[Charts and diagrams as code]
****************************************

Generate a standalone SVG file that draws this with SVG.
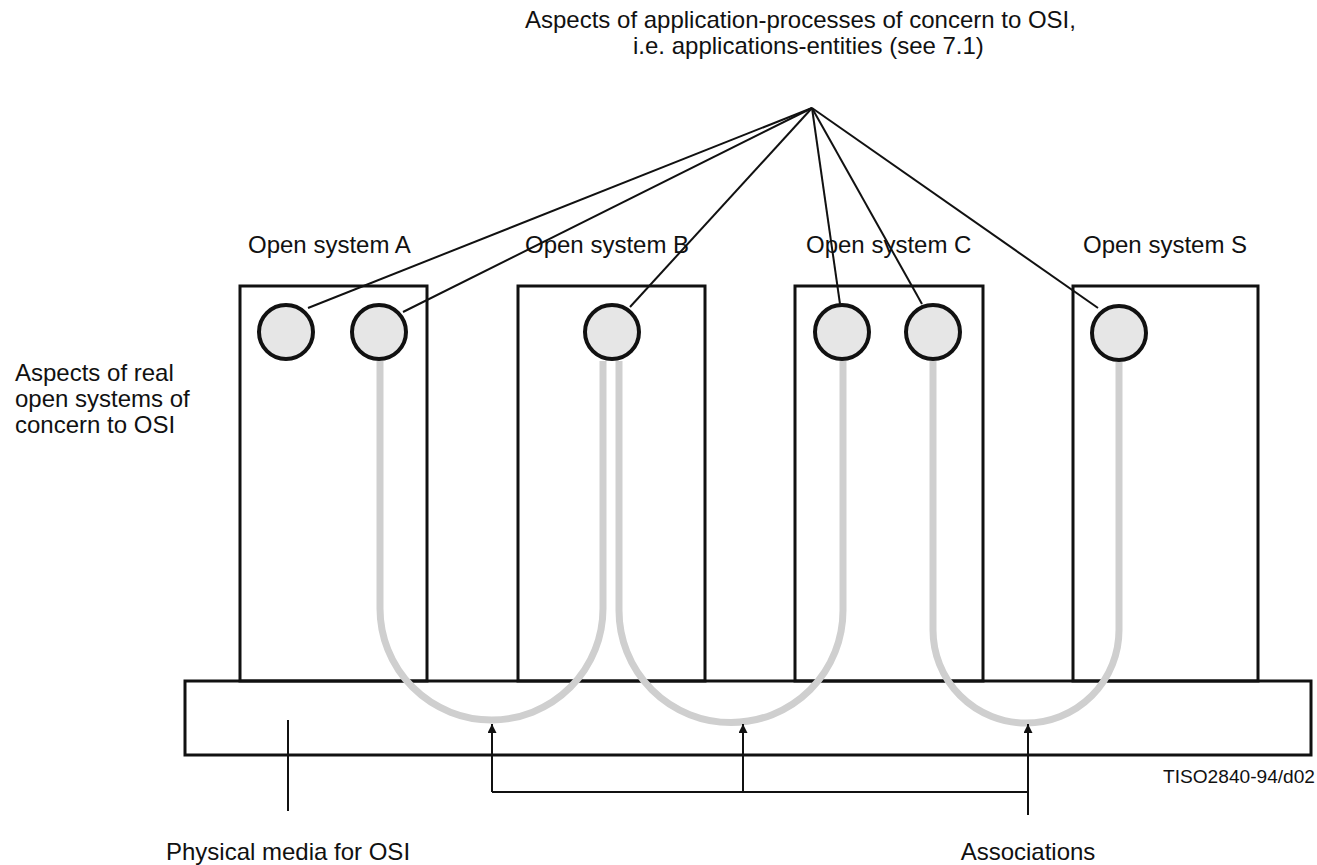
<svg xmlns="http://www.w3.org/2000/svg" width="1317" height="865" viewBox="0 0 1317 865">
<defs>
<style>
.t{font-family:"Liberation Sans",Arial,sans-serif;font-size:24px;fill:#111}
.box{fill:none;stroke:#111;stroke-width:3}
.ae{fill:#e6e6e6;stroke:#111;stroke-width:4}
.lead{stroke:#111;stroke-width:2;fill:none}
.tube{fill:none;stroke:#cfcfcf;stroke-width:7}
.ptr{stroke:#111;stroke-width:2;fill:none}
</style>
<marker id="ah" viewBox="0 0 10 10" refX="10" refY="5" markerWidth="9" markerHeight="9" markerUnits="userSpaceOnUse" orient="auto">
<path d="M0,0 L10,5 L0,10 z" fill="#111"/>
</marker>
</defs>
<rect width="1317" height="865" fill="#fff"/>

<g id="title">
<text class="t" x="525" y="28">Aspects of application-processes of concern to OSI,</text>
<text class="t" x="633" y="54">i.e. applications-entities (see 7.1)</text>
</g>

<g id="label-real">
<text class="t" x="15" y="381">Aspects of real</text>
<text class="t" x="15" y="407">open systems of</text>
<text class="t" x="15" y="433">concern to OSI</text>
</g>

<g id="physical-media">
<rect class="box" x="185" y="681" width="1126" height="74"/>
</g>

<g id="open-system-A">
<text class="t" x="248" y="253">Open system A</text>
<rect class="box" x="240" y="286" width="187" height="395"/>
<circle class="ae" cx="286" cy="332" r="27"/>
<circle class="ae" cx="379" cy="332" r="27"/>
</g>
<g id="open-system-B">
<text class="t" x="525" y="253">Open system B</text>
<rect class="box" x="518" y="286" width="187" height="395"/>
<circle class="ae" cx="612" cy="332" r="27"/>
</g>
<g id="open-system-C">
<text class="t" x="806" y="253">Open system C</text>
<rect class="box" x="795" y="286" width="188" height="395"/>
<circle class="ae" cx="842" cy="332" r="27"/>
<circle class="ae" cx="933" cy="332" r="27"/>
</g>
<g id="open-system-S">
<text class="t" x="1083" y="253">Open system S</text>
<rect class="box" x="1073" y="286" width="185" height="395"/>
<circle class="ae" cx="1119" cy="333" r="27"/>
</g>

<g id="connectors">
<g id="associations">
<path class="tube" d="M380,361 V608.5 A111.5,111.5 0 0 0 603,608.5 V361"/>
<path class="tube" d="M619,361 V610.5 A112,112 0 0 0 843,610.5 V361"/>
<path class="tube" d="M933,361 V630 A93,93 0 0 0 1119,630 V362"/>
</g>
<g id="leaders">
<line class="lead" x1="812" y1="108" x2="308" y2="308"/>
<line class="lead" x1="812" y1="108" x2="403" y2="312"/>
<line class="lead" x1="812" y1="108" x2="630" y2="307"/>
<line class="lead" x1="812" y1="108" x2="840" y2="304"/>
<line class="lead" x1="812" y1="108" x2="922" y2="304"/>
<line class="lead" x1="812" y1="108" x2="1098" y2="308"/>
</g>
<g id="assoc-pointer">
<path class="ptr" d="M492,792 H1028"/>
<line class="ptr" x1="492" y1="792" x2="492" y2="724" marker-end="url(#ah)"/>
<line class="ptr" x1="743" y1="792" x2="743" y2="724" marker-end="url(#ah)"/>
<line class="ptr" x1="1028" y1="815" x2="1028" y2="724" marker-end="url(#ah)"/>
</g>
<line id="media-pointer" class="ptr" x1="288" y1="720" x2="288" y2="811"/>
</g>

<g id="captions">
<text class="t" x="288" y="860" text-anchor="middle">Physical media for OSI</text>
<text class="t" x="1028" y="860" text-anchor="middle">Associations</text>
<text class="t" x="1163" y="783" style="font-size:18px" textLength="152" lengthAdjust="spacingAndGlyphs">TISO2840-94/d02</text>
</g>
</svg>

****************************************

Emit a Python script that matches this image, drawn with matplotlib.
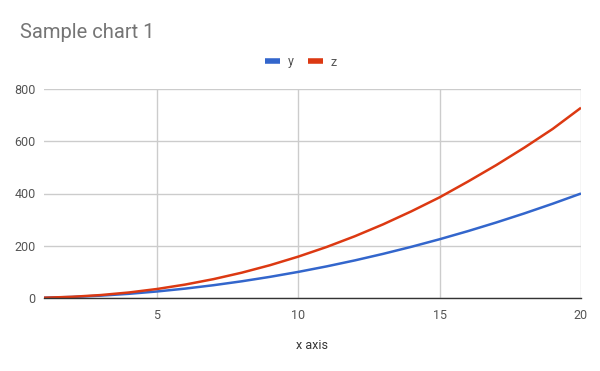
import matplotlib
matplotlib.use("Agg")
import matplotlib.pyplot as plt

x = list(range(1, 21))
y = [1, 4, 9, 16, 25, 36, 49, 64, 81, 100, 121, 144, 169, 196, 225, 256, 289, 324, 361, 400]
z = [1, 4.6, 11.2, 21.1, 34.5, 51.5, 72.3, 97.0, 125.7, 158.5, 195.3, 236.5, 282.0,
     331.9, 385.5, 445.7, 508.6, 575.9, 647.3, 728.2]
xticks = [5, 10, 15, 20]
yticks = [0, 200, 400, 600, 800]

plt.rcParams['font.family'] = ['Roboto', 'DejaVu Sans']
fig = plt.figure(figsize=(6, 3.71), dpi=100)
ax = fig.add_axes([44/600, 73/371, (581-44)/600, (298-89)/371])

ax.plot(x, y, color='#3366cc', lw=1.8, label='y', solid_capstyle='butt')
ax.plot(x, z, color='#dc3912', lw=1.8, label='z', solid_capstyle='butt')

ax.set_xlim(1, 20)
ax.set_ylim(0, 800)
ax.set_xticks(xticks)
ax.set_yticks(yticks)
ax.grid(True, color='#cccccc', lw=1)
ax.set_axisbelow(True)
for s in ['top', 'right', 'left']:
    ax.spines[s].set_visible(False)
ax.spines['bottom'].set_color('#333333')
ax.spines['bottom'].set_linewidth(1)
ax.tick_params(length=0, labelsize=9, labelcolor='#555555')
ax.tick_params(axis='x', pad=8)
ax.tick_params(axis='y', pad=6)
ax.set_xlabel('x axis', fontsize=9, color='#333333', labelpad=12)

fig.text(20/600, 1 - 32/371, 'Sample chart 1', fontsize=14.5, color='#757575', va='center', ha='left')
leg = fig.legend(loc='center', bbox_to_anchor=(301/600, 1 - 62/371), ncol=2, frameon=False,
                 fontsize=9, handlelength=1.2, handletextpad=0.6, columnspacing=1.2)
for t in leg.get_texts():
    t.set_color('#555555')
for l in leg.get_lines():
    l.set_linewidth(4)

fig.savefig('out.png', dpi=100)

****************************************

- [Set exercise] Scan the material above for the word "this". Copy each line where it occurs.

- [Reply]
Generate a standalone SVG file that draws this with SVG.
Emit a Python script that matches this image, drawn with matplotlib.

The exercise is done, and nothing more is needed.